Current Research Directions
Multi-omic deconvolution to study DNA–RNA dynamics in cancer
Cancer is driven by genetic mutations, including single nucleotide variations (SNV), copy number alterations (CNA) and structural variations (SV), which influence tumor behavior, such as growth rate, treatment resistance and metastasis. Identifying these mutations is critical for cancer research. While whole-genome sequencing (WGS) and whole-exome sequencing (WES) are key tools, basic steps like somatic mutation calling can be slow, limiting large-scale analysis. My lab is addressing this with [MuSE2], a fast and efficient mutation calling method that facilitates large dataset analysis and advances precision medicine.
We are also interested in improving methods for reconstructing subclonal structures, which are critical for understanding cancer evolution and treatment resistance. Our effort on developing software tools like [CliPP] helps overcome limitations in previous methods by significantly reducing computational resources and time, through penalized likelihoods [Characterizing ITH]. These advancements are critical to understanding intratumor heterogeneity and cancer evolution, providing important evidence for translational research to improve patient outcomes.

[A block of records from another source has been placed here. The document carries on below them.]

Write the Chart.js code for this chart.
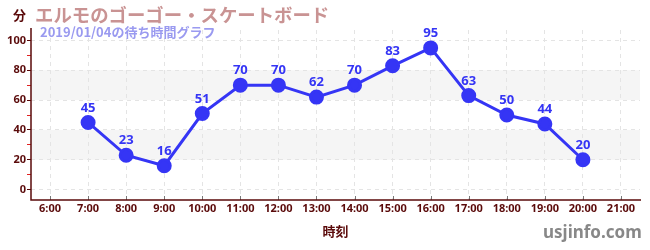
<!DOCTYPE html>
<html><head><meta charset="utf-8">
<script src="https://cdn.jsdelivr.net/npm/chart.js@4.4.1/dist/chart.umd.min.js"></script>
<style>
html,body{margin:0;padding:0;background:#fff;}
#wrap{position:relative;width:650px;height:250px;}
.t{position:absolute;white-space:nowrap;font-family:"Noto Sans CJK JP","Noto Sans",sans-serif;font-weight:bold;}
</style></head>
<body><div id="wrap"><canvas id="c" width="650" height="250"></canvas>
<div class="t" style="left:13px;top:5px;font-size:13px;color:#5a0a0a;">分</div>
<div class="t" style="left:35px;top:1px;font-size:18.4px;color:#c99393;">エルモのゴーゴー・スケートボード</div>
<div class="t" style="left:40px;top:22px;font-size:13px;color:#9a9af0;">2019/01/04の待ち時間グラフ</div>
<div class="t" style="left:543px;top:220px;font-size:17px;color:#888;font-family:'Noto Sans',sans-serif;">usjinfo.com</div>
</div>
<script>
const categories = ["6:00","7:00","8:00","9:00","10:00","11:00","12:00","13:00","14:00","15:00","16:00","17:00","18:00","19:00","20:00","21:00"];
const waitTimes = [null,45,23,16,51,70,70,62,70,83,95,63,50,44,20,null];
const bandRanges = [[20,40],[60,80]];

const axisColor = '#5a0a0a';
const lineColor = '#3535f5';

const bandPlugin = {
  id:'bands',
  beforeDraw(chart){
    const {ctx, chartArea, scales:{y}} = chart;
    ctx.save();
    ctx.fillStyle = '#f5f5f5';
    bandRanges.forEach(([a,b])=>{
      const y1 = y.getPixelForValue(b), y2 = y.getPixelForValue(a);
      ctx.fillRect(chartArea.left, y1, chartArea.right-chartArea.left, y2-y1);
    });
    ctx.restore();
  }
};
const axisPlugin = {
  id:'axes',
  afterDraw(chart){
    const {ctx, chartArea, scales:{x}} = chart;
    ctx.save();
    ctx.setLineDash([]);
    ctx.strokeStyle = '#777';
    ctx.lineWidth = 1;
    x.ticks.forEach((t,i)=>{
      const px = Math.round(x.getPixelForTick(i))+0.5;
      ctx.beginPath(); ctx.moveTo(px, chartArea.bottom-4); ctx.lineTo(px, chartArea.bottom); ctx.stroke();
    });
    ctx.strokeStyle = axisColor;
    ctx.lineWidth = 1.5;
    ctx.beginPath();
    ctx.moveTo(chartArea.left, chartArea.top-2);
    ctx.lineTo(chartArea.left, chartArea.bottom);
    ctx.lineTo(chartArea.right+1, chartArea.bottom);
    ctx.stroke();
    ctx.restore();
  }
};
const labelPlugin = {
  id:'vlabels',
  afterDatasetsDraw(chart){
    const {ctx} = chart;
    const meta = chart.getDatasetMeta(0);
    ctx.save();
    ctx.font = 'bold 13px "Noto Sans", sans-serif';
    ctx.fillStyle = lineColor;
    ctx.textAlign = 'center';
    ctx.textBaseline = 'bottom';
    meta.data.forEach((pt,i)=>{
      const v = waitTimes[i];
      if (v===null) return;
      ctx.fillText(String(v), pt.x, pt.y-8);
    });
    ctx.restore();
  }
};

new Chart(document.getElementById('c'), {
  type:'line',
  data:{labels:categories, datasets:[{
    data:waitTimes, borderColor:lineColor, backgroundColor:lineColor,
    borderWidth:3, pointRadius:6, pointHoverRadius:6, tension:0, spanGaps:false
  }]},
  options:{
    responsive:false, animation:false,
    layout:{padding:{top:30,right:10,left:0,bottom:0}},
    plugins:{legend:{display:false}, tooltip:{enabled:false}},
    scales:{
      x:{
        offset:true,
        grid:{color:'#e4e4e4', drawTicks:false, offset:false},
        border:{display:false, dash:[4,4]},
        ticks:{color:axisColor, font:{family:'"Noto Sans", sans-serif', size:11, weight:'bold'}, padding:2, maxRotation:0, autoSkip:false},
        title:{display:true, text:'時刻', color:axisColor, font:{family:'"Noto Sans CJK JP", sans-serif', size:13, weight:'bold'}, padding:{top:4,bottom:11}},
        afterFit(s){ s.height = 50; }
      },
      y:{
        min:-7, max:107,
        afterBuildTicks(s){ const t=[]; for(let v=0; v<=100; v+=10) t.push({value:v}); s.ticks=t; },
        grid:{
          color:(c)=> (c.tick && c.tick.value%20===0) ? '#e4e4e4' : 'rgba(0,0,0,0)',
          tickColor:(c)=> (c.tick && c.tick.value%20===0) ? axisColor : '#e02020',
          tickLength:4
        },
        border:{display:false, dash:[4,4]},
        ticks:{color:axisColor, font:{family:'"Noto Sans", sans-serif', size:11, weight:'bold'}, padding:1,
          callback:(v)=> v%20===0 ? String(v) : ''},
        afterFit(s){ s.width = 31; }
      }
    }
  },
  plugins:[bandPlugin,axisPlugin,labelPlugin]
});
</script></body></html>
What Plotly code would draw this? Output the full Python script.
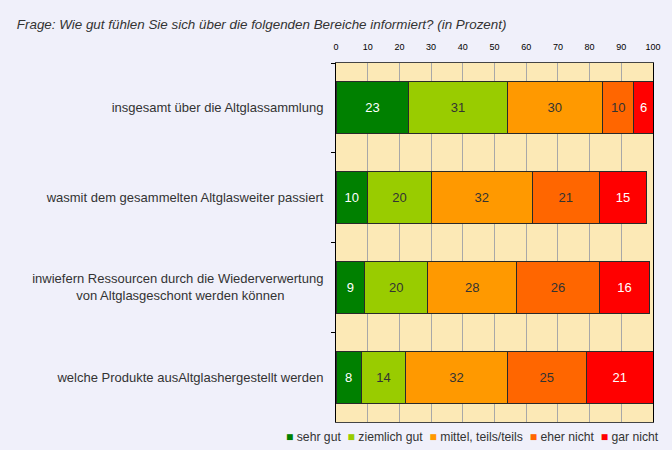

Tissues, including tumors, contain diverse cell types, each with unique transcriptional patterns that can be studied through RNA expression data. While single-cell RNA sequencing (scRNA-seq) provides detailed insights, it is often costly and challenging for large-scale use. Bulk RNA-seq is more affordable but mixes signals from different cell types. To address this, deconvolution methods like [DeMixSC] help separate these signals, improving analysis of cell proportions and disease mechanisms. In cancer research, deconvolution differentiates tumor from non-tumor cells, offering insights into pathways, prognosis, and heterogeneity [DeMixT].

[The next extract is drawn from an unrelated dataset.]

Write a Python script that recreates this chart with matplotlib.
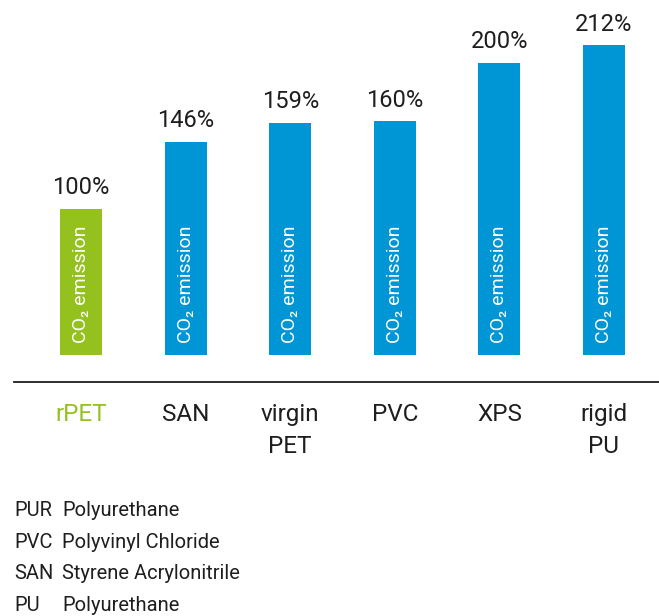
import matplotlib.pyplot as plt

# data
materials = ["rPET", "SAN", "virgin\nPET", "PVC", "XPS", "rigid\nPU"]
emission = [100, 146, 159, 160, 200, 212]
abbrevs = ["PUR", "PVC", "SAN", "PU"]
meanings = ["Polyurethane", "Polyvinyl Chloride", "Styrene Acrylonitrile", "Polyurethane"]

green = "#95c11f"
blue = "#0096d6"
dark = "#1e1e1e"
plt.rcParams['font.family'] = ['Roboto', 'DejaVu Sans']

W, H = 659, 616
fig = plt.figure(figsize=(W / 100, H / 100), dpi=100)
ax = fig.add_axes([0, 0, 1, 1])
ax.axis('off')

# pixel layout: bar centres 81..604 px, zero line at 355 px, 1.46 px per %
step = 104.6
ax.set_xlim(-81 / step, 5 + (W - 604) / step)
ax.set_ylim(-(H - 355) / 1.46, 355 / 1.46)

x = list(range(len(materials)))
colors = [green] + [blue] * (len(materials) - 1)
ax.bar(x, emission, width=0.40, color=colors)

for i, v in enumerate(emission):
    ax.annotate(f"{v}%", (i, v), xytext=(0, 10.5), textcoords='offset points',
                ha='center', va='baseline', fontsize=17, color=dark)
    ax.text(i, 48.6, "CO\u2082 emission", rotation=90, ha='center', va='center',
            fontsize=14, color='white')

# base line
ax.axhline(-27 / 1.46, xmin=14 / W, xmax=1, color=dark, lw=1.3)

# category labels, one text per line
tr = ax.get_xaxis_transform()
for i, name in enumerate(materials):
    for j, line in enumerate(name.split("\n")):
        ax.text(i, 1 - (421 + 32 * j) / H, line, transform=tr, ha='center',
                va='baseline', fontsize=17.5, color=colors[i] if i == 0 else dark)

# abbreviations
for k, (a, m) in enumerate(zip(abbrevs, meanings)):
    yb = 1 - (516 + 31.6 * k) / H
    fig.text(14 / W, yb, a, ha='left', va='baseline', fontsize=14.5, color=dark)
    fig.text(62 / W, yb, m, ha='left', va='baseline', fontsize=14.5, color=dark)

fig.savefig("out.png", dpi=100)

We further developed an integrative transcriptomic/genomic deconvolution method to calculate [TmS] (tumor-specific total mRNA expression), a feature of cancer cell plasticity, with a striking ability to predict prognosis across cancers. Spatial transcriptomics data builds on this by adding another dimension, preserving the spatial arrangement of cells to help map tumor microenvironments (TME). This spatial context provides crucial insights into how cells interact within their environments, which is essential for understanding tumor progression. We recently developed DeMixNB to characterize spatial distributions of tumor-specific gene expression. By integrating bulk, single-cell and spatial data, we can achieve deeper insights, advancing more effective and personalized cancer treatment strategies.

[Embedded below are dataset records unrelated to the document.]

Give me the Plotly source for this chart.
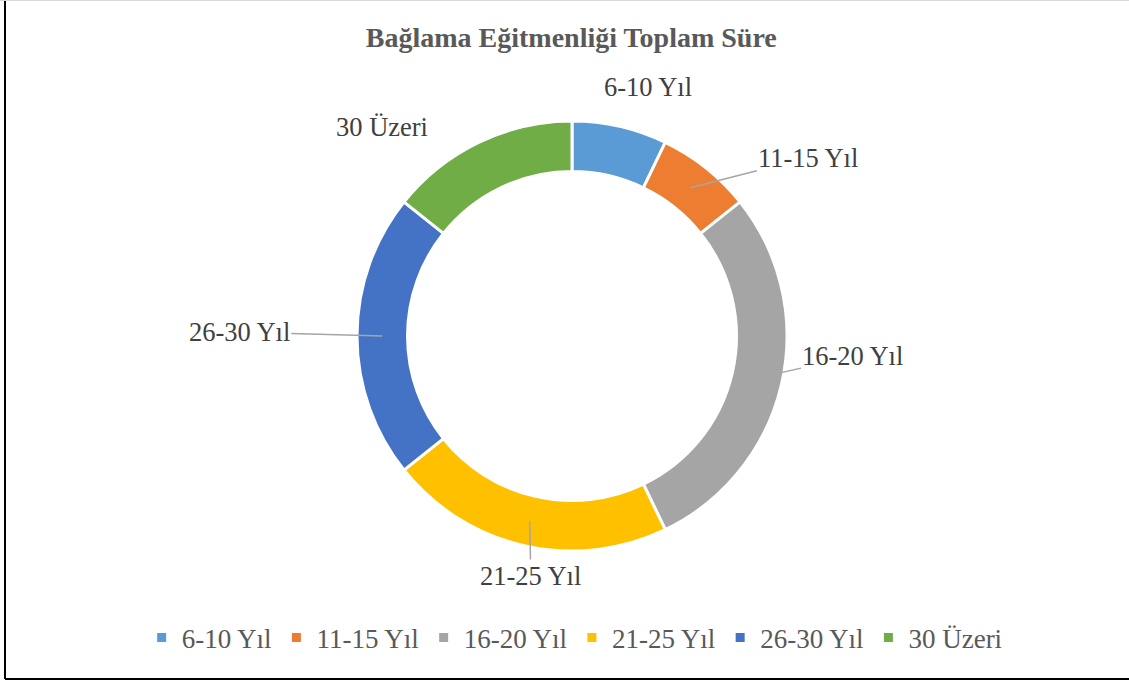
import math
import plotly.graph_objects as go

categories = ["6-10 Yıl", "11-15 Yıl", "16-20 Yıl", "21-25 Yıl", "26-30 Yıl", "30 Üzeri"]
values = [1, 1, 4, 3, 3, 2]
colors = ["#5B9BD5", "#ED7D31", "#A5A5A5", "#FFC000", "#4472C4", "#70AD47"]
title_text = "Bağlama Eğitmenliği Toplam Süre"

# label placement (pixel offsets of each data label from its slice's ring midpoint) and leader-line flags
label_offsets = [(34, -64), (118, -30), (96, -22), (1, 55), (-143, -4), (-108, -38)]
leader_lines = [False, True, True, True, True, False]

W, H = 1129, 682
cx, cy, R = 572, 336, 215
hole = 0.765

fig = go.Figure(go.Pie(
    labels=categories,
    values=values,
    marker=dict(colors=colors, line=dict(color="white", width=3)),
    hole=hole,
    sort=False,
    direction="clockwise",
    rotation=0,
    textinfo="none",
    domain=dict(x=[(cx - R) / W, (cx + R) / W], y=[(H - cy - R) / H, (H - cy + R) / H]),
    hoverinfo="label+value+percent",
))

# data labels anchored at the middle of each slice (angle derived from the values)
total = sum(values)
r_mid = R * (1 + hole) / 2
cum = 0
annotations = []
for cat, v, (dx, dy), lead in zip(categories, values, label_offsets, leader_lines):
    theta = 2 * math.pi * (cum + v / 2) / total
    cum += v
    px = cx + r_mid * math.sin(theta)
    py = cy - r_mid * math.cos(theta)
    annotations.append(dict(
        x=px / W, y=(H - py) / H, xref="paper", yref="paper",
        text=cat, showarrow=True, ax=dx, ay=dy, axref="pixel", ayref="pixel",
        arrowhead=0, arrowwidth=1.5,
        arrowcolor="#A5A5A5" if lead else "rgba(0,0,0,0)",
        standoff=0, startstandoff=0,
        font=dict(family="Liberation Serif", size=26.5, color="#404040"),
    ))

fig.update_layout(
    width=W, height=H,
    margin=dict(l=0, r=0, t=0, b=0),
    paper_bgcolor="white",
    plot_bgcolor="white",
    title=dict(text="<b>" + title_text + "</b>", x=0.506, xanchor="center", y=1 - 37 / H, yanchor="middle",
               font=dict(family="Liberation Serif", size=28, color="#595959")),
    showlegend=True,
    legend=dict(orientation="h", x=0.509, xanchor="center", y=(H - 638) / H, yanchor="middle",
                font=dict(family="Liberation Serif", size=27, color="#595959"),
                bgcolor="rgba(0,0,0,0)"),
    annotations=annotations,
    shapes=[
        dict(type="line", xref="paper", yref="paper", x0=5 / W, x1=5 / W, y0=3 / H, y1=1,
             line=dict(color="black", width=2)),
        dict(type="line", xref="paper", yref="paper", x0=5 / W, x1=1, y0=3 / H, y1=3 / H,
             line=dict(color="black", width=2)),
        dict(type="line", xref="paper", yref="paper", x0=0, x1=1, y0=1 - 0.5 / H, y1=1 - 0.5 / H,
             line=dict(color="#D9D9D9", width=1)),
    ],
)

fig.write_html("out.html", config={"displayModeBar": False},
               post_script="document.body.style.margin='0';")
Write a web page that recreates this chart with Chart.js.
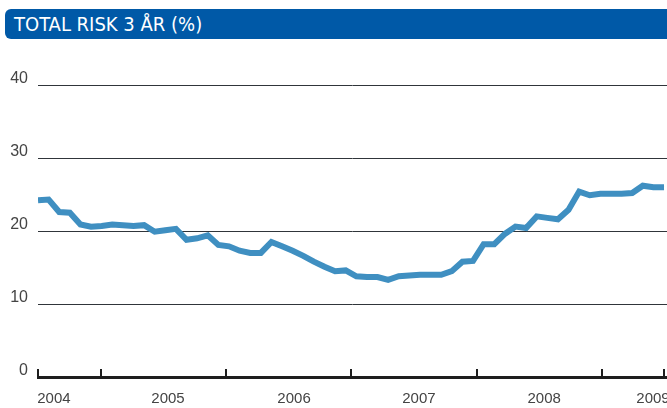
<!DOCTYPE html>
<html>
<head>
<meta charset="utf-8">
<script src="https://cdn.jsdelivr.net/npm/chart.js@4/dist/chart.umd.min.js"></script>
<style>
  html, body { margin: 0; padding: 0; background: #fff; }
  #wrap { position: relative; width: 667px; height: 408px; overflow: hidden; }
  #header {
    position: absolute; left: 5px; top: 9px; width: 672px; height: 30px;
    background: #0059a7; border-radius: 6px; color: #fff;
    font-family: "Liberation Sans Narrow", "DejaVu Sans Condensed", sans-serif;
    font-size: 20px; line-height: 30px; padding-left: 9px; box-sizing: border-box;
  }
  canvas { position: absolute; left: 0; top: 0; }
</style>
</head>
<body>
<div id="wrap">
  <canvas id="chart" width="667" height="408"></canvas>
  <div id="header">TOTAL RISK 3 ÅR (%)</div>
</div>
<script>
// monthly total risk, mid 2004 to mid 2009
const riskValues = [
  24.2, 24.3, 22.6, 22.5, 20.9, 20.6, 20.7, 20.9, 20.8, 20.7,
  20.8, 19.9, 20.1, 20.3, 18.8, 19.0, 19.4, 18.1, 17.9, 17.3,
  17.0, 17.0, 18.5, 17.9, 17.3, 16.6, 15.8, 15.1, 14.5, 14.6,
  13.8, 13.7, 13.7, 13.3, 13.8, 13.9, 14.0, 14.0, 14.0, 14.5,
  15.8, 15.9, 18.2, 18.2, 19.6, 20.6, 20.4, 22.0, 21.8, 21.6,
  22.9, 25.4, 24.9, 25.1, 25.1, 25.1, 25.2, 26.2, 26.0, 26.0
];

// month index where each year boundary tick sits
const boundaryTicks = [0, 5.94, 17.72, 29.5, 41.38, 53.16, 59];
const yearLabels = ["2004", "2005", "2006", "2007", "2008", "2009"];
const yearLabelPos = [1.5, 12.25, 24.13, 35.9, 47.7, 57.96];
const yTicks = [0, 10, 20, 30, 40];

const X_MAX = 59.28;

const points = riskValues.map((v, i) => ({ x: i, y: v }));

function noSidePadding(scale) {
  scale.paddingLeft = 0;
  scale.paddingRight = 0;
}

new Chart(document.getElementById("chart"), {
  type: "line",
  data: {
    datasets: [{
      data: points,
      borderColor: "#3f8fc1",
      borderWidth: 6,
      pointRadius: 0,
      tension: 0,
      fill: false,
    }],
  },
  options: {
    responsive: false,
    animation: false,
    layout: { padding: { top: 85, right: 0, bottom: 0, left: 0 } },
    plugins: { legend: { display: false }, tooltip: { enabled: false } },
    scales: {
      x: {
        type: "linear",
        position: "bottom",
        weight: 0,
        min: 0,
        max: X_MAX,
        afterBuildTicks: (scale) => {
          scale.ticks = boundaryTicks.map((v) => ({ value: v }));
        },
        afterFit: (scale) => {
          scale.height = 0;
          noSidePadding(scale);
        },
        ticks: { display: false },
        grid: {
          drawOnChartArea: false,
          drawTicks: true,
          tickLength: -8,
          color: "#1e1e1e",
          lineWidth: 2,
        },
        border: { display: true, color: "#1e1e1e", width: 3 },
      },
      x2: {
        type: "linear",
        position: "bottom",
        weight: 1,
        min: 0,
        max: X_MAX,
        afterBuildTicks: (scale) => {
          scale.ticks = yearLabelPos.map((v) => ({ value: v }));
        },
        afterFit: (scale) => {
          scale.height = 31;
          noSidePadding(scale);
        },
        ticks: {
          autoSkip: false,
          maxRotation: 0,
          padding: 5,
          color: "#444",
          font: { family: "Liberation Sans", size: 15 },
          callback: (value, index) => yearLabels[index],
        },
        grid: { display: false },
        border: { display: false },
      },
      y: {
        min: 0,
        max: 40,
        afterBuildTicks: (scale) => {
          scale.ticks = yTicks.map((v) => ({ value: v }));
        },
        afterFit: (scale) => { scale.width = 38; },
        ticks: {
          padding: 10,
          labelOffset: -6,
          color: "#444",
          font: { family: "Liberation Sans", size: 16 },
        },
        grid: {
          drawTicks: false,
          color: "#30353a",
          lineWidth: 1,
        },
        border: { display: false },
      },
    },
  },
});
</script>
</body>
</html>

Cancer risk modeling (TP53) using machine learning and Bayesian models
Cancer survivors represent a fast-growing yet under-studied population with respect to cancer risk, particularly for second primary cancers, which frequently occur in survivors of breast and bladder cancer. Current risk assessments often overlook prior cancers due to limitations in large databases like SEER, which mainly account for age and sex. To address this, my lab studies patients with Li-Fraumeni syndrome (LFS), a hereditary condition linked to higher cancer risk. LFS patients often develop multiple primary cancers, offering a unique opportunity to study cancer risk while accounting for additional factors like mutation status. Using LFS data, we developed [LFSPRO] to predict both first and second primary tumors in LFS families. These insights can help physicians and genetic counselors provide personalized treatment and screening plans, aiming for early detection of cancers in survivors and LFS patients' personalized risk prediction.
We are also particularly interested in the biological annotation of TP53 mutations, as the germline mutations of TP53 are the main cause of LFS. Known as the “guardian of the genome,” the TP53 gene plays a critical role in cell signaling, apoptosis, metabolism, DNA repair and transcription, and in the meantime it is the most frequently mutated gene in human cancer. We developed survival-based clustering of predictors [SCP] using penalized likelihoods for survival outcomes to cluster hundreds of TP53 missense mutations in terms of their associated early, medium and late onset of cancer in LFS. This research aims to uncover new patterns in cancer susceptibility and improve predictive models, offering deeper insights into the genetic underpinnings of cancer risk in LFS patients.